- Abbreviation: ĐDCVN
- President: Dương Đức Hiền
- Secretary-General: Nghiêm Xuân Yêm
- Founded: 30 July 1944 (81 years, 331 days)
- Dissolved: 20 October 1988 (37 years, 249 days)
- Ideology: Until 1954: Vietnamese nationalism Social democracy From 1954: Democratic socialism Marxism–Leninism
- Political position: Centre-left to far-left
- National affiliation: Vietnamese Fatherland Front

Party flag

= Democratic Party of Vietnam =

Political party in Vietnam (1944–1988)

The Democratic Party of Vietnam (Đảng Dân chủ Việt Nam) was a political party in the Democratic Republic of Vietnam (later only North Vietnam). It was founded on 30 July 1944 to unite the petite bourgeoisie and intelligentsia in support of the Viet Minh, and in effect, its bloc party. It was a member of the Vietnamese Fatherland Front and was represented in the Vietnamese parliament and government, led by Dương Đức Hiền and Nghiêm Xuân Yêm. The party, along with the Socialist Party, was disbanded in 1988.

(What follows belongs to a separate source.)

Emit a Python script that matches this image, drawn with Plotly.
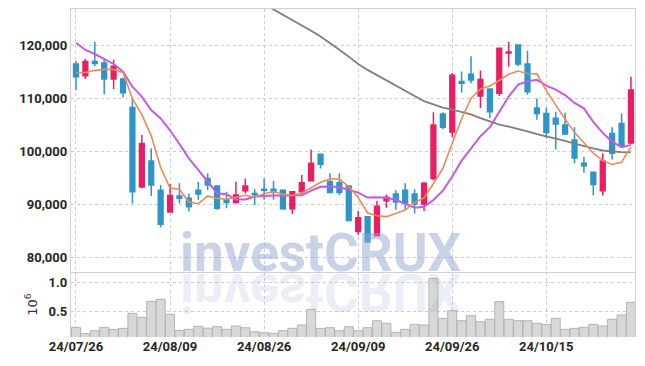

In 2006, a dissident organization with the same name was established. This organization is currently active as the 21st Century Democratic Party,. Hoàng Minh Chính, a member of the former Democratic Party, was involved in its founding.

==History==
This party was established in 1944, when Vietnam was still occupied by France. In 1945, it gained independence as Democratic Republic of Vietnam (August Revolution). It was a member of Vietnamese Fatherland Front and fought against France in a war for independence. During 1955–1988, it was one of only three parties that were allowed to operate in North Vietnam, and later the Socialist Republic of Vietnam following reunification. It was dissolved in 1988.

==Ideology==
The ideologies of the party initially included social democracy and Vietnamese nationalism, but in 1954 these were replaced with democratic socialism and Marxism–Leninism. Its position ranged from centre-left to far-left.